Auch der baden-württembergische Ministerpräsident Winfried Kretschmann liebäugelt mit der Union. "Da Schwarz-Gelb regiert, kämpfen wir im Bund dafür, sie durch Rot-Grün abzulösen. Wenn es dafür aber nicht reicht, sind wir so selbstbewusst, nichts auszuschließen", sagte er der "Bild"-Zeitung.
Bei den Politikern, die sich klar dafür aussprechen, im Zweifel auch mit der Union zu regieren, handelt es sich nur um vereinzelte Stimmen. Dennoch sorgt jede derartige Wortmeldung in Berlin für gehörigen Wirbel. Und das vor allem aus einem Grund: Die Parteispitze hat noch keine eindeutige Position zu der möglichen Koalition gefunden.
Mit Schwarz-Grün lässt sich keine Wahl gewinnen
Die Spitzenkandidaten für die Bundestagswahl, Jürgen Trittin und Katrin Göring-Eckardt, versuchten bei der Bundesdelegiertenkonferenz der Partei in Hannover mit aller Macht, sich von Schwarz-Grün zu distanzieren. Sie erklärten eine Koalition zwar für inhaltlich unvorstellbar. Einen formalen Ausschluss wagten sie aber bis heute nicht. Und ihre Zerrissenheit hat einen Grund.

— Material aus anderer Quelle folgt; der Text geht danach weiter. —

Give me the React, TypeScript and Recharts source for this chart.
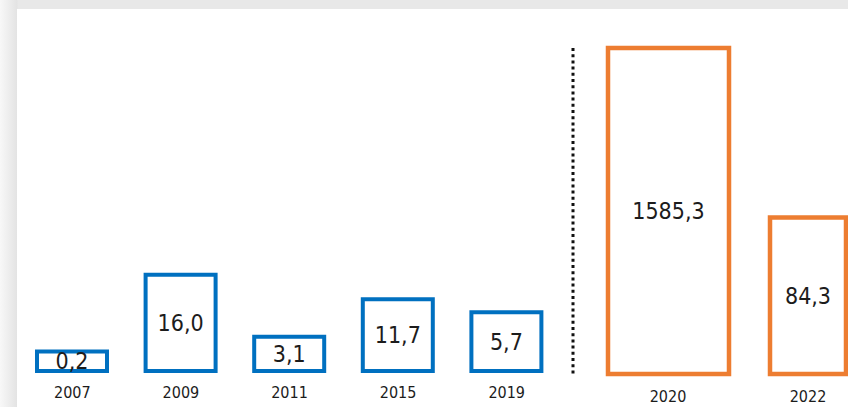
import React from "react";
import { BarChart, Bar, XAxis, YAxis, LabelList } from "recharts";

// blue period, values shown inside the boxes
const blueYears = ["2007", "2009", "2011", "2015", "2019"];
const blueValues = [0.2, 16.0, 3.1, 11.7, 5.7];
// drawn box heights (schematic, 2020 box = 100)
const blueHeights = [6, 29.5, 10.5, 22, 18];

// orange period
const orangeYears = ["2020", "2022"];
const orangeValues = [1585.3, 84.3];
const orangeHeights = [100, 48];

const BLUE = "#0070c0";
const ORANGE = "#ed7d31";
const TEXT = "#1c1c1c";
const FONT = "'Liberation Sans Narrow', 'DejaVu Sans Condensed', 'Open Sans', sans-serif";

const fmt = (v: any) => Number(v).toFixed(1).replace(".", ",");

const blueData = blueYears.map((year, i) => ({
  year,
  value: blueValues[i],
  h: blueHeights[i],
}));

const orangeData = orangeYears.map((year, i) => ({
  year,
  value: orangeValues[i],
  wide: i === 0 ? orangeHeights[i] : null,
  narrow: i === 1 ? orangeHeights[i] : null,
}));

const labelStyle = { fontSize: 23, fill: TEXT, fontFamily: FONT };
const tickStyle = { fontSize: 16, fill: TEXT, fontFamily: FONT };

export default function App() {
  return (
    <div
      style={{
        position: "absolute",
        left: 0,
        top: 0,
        width: 848,
        height: 407,
        overflow: "hidden",
        background: "linear-gradient(to right, #f8f8f8 0px, #e3e3e3 17px, #e8e8e8 18px)",
      }}
    >
      <div
        style={{
          position: "absolute",
          left: 17,
          top: 9,
          right: 0,
          bottom: 0,
          background: "#fff",
        }}
      />
      <div style={{ position: "absolute", left: 18, top: 0 }}>
        <BarChart
          width={543}
          height={407}
          data={blueData}
          margin={{ top: 45, right: 0, bottom: 0, left: 0 }}
          barSize={70}
        >
          <XAxis
            dataKey="year"
            height={36}
            axisLine={false}
            tickLine={false}
            tickSize={0}
            tickMargin={16}
            tick={tickStyle}
            interval={0}
          />
          <YAxis hide domain={[0, 100]} />
          <Bar dataKey="h" fill="#fff" stroke={BLUE} strokeWidth={4} isAnimationActive={false}>
            <LabelList dataKey="value" position="center" formatter={fmt} style={labelStyle} />
          </Bar>
        </BarChart>
      </div>
      <div style={{ position: "absolute", left: 563, top: 0 }}>
        <BarChart
          width={315}
          height={407}
          data={orangeData}
          margin={{ top: 48, right: 0, bottom: 0, left: 0 }}
        >
          <XAxis
            xAxisId="wide"
            dataKey="year"
            height={33}
            padding={{ left: 25, right: 0 }}
            axisLine={false}
            tickLine={false}
            tickSize={0}
            tickMargin={17}
            tick={tickStyle}
            interval={0}
          />
          <XAxis
            xAxisId="narrow"
            dataKey="year"
            hide
            height={0}
            padding={{ left: 25, right: 0 }}
          />
          <YAxis
            width={10}
            domain={[0, 100]}
            tick={false}
            tickLine={false}
            axisLine={{ stroke: "#111", strokeWidth: 3, strokeDasharray: "3 3.2" }}
          />
          <Bar
            xAxisId="wide"
            dataKey="wide"
            barSize={121}
            fill="#fff"
            stroke={ORANGE}
            strokeWidth={4.5}
            isAnimationActive={false}
          >
            <LabelList dataKey="value" position="center" formatter={fmt} style={labelStyle} />
          </Bar>
          <Bar
            xAxisId="narrow"
            dataKey="narrow"
            barSize={76}
            fill="#fff"
            stroke={ORANGE}
            strokeWidth={4.5}
            isAnimationActive={false}
          >
            <LabelList dataKey="value" position="center" formatter={fmt} style={labelStyle} />
          </Bar>
        </BarChart>
      </div>
    </div>
  );
}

Eine Koalition mit der Union ist derzeit die einzige realistische Chance der Grünen auf eine Regierungsbeteiligung. Und die ist erklärtes Ziel der Partei. Zugleich gilt aber: Auch wenn die inhaltlichen Differenzen zur Union bei weitem nicht mehr so groß sind, wie es manch ein Spitzengrüner behauptet, herrscht in der grünen Wählerschaft noch immer gewaltige ideologische Ablehnung.
Eine interne Wählerbefragung des Instituts TNS Infratest zeigt: 72 Prozent der Grünen-Anhänger wünschen sich eine Koalition mit der SPD. Für eine Regierung mit CDU und CSU können sich nur 10 Prozent begeistern. Noch dramatischer für die Partei ist eine zweite Statistik. Danach würden 55 Prozent der Grünen-Wähler der Partei ihre Stimme verweigern, wenn die sich zur Union öffnet.
Die Grünen stecken in einem strategischen und moralischen Dilemma. Wenn die Partei wirklich regieren will, darf sie Schwarz-Grün nicht ausschließen. Nur ihre Wähler sollten davon möglichst nichts mitbekommen.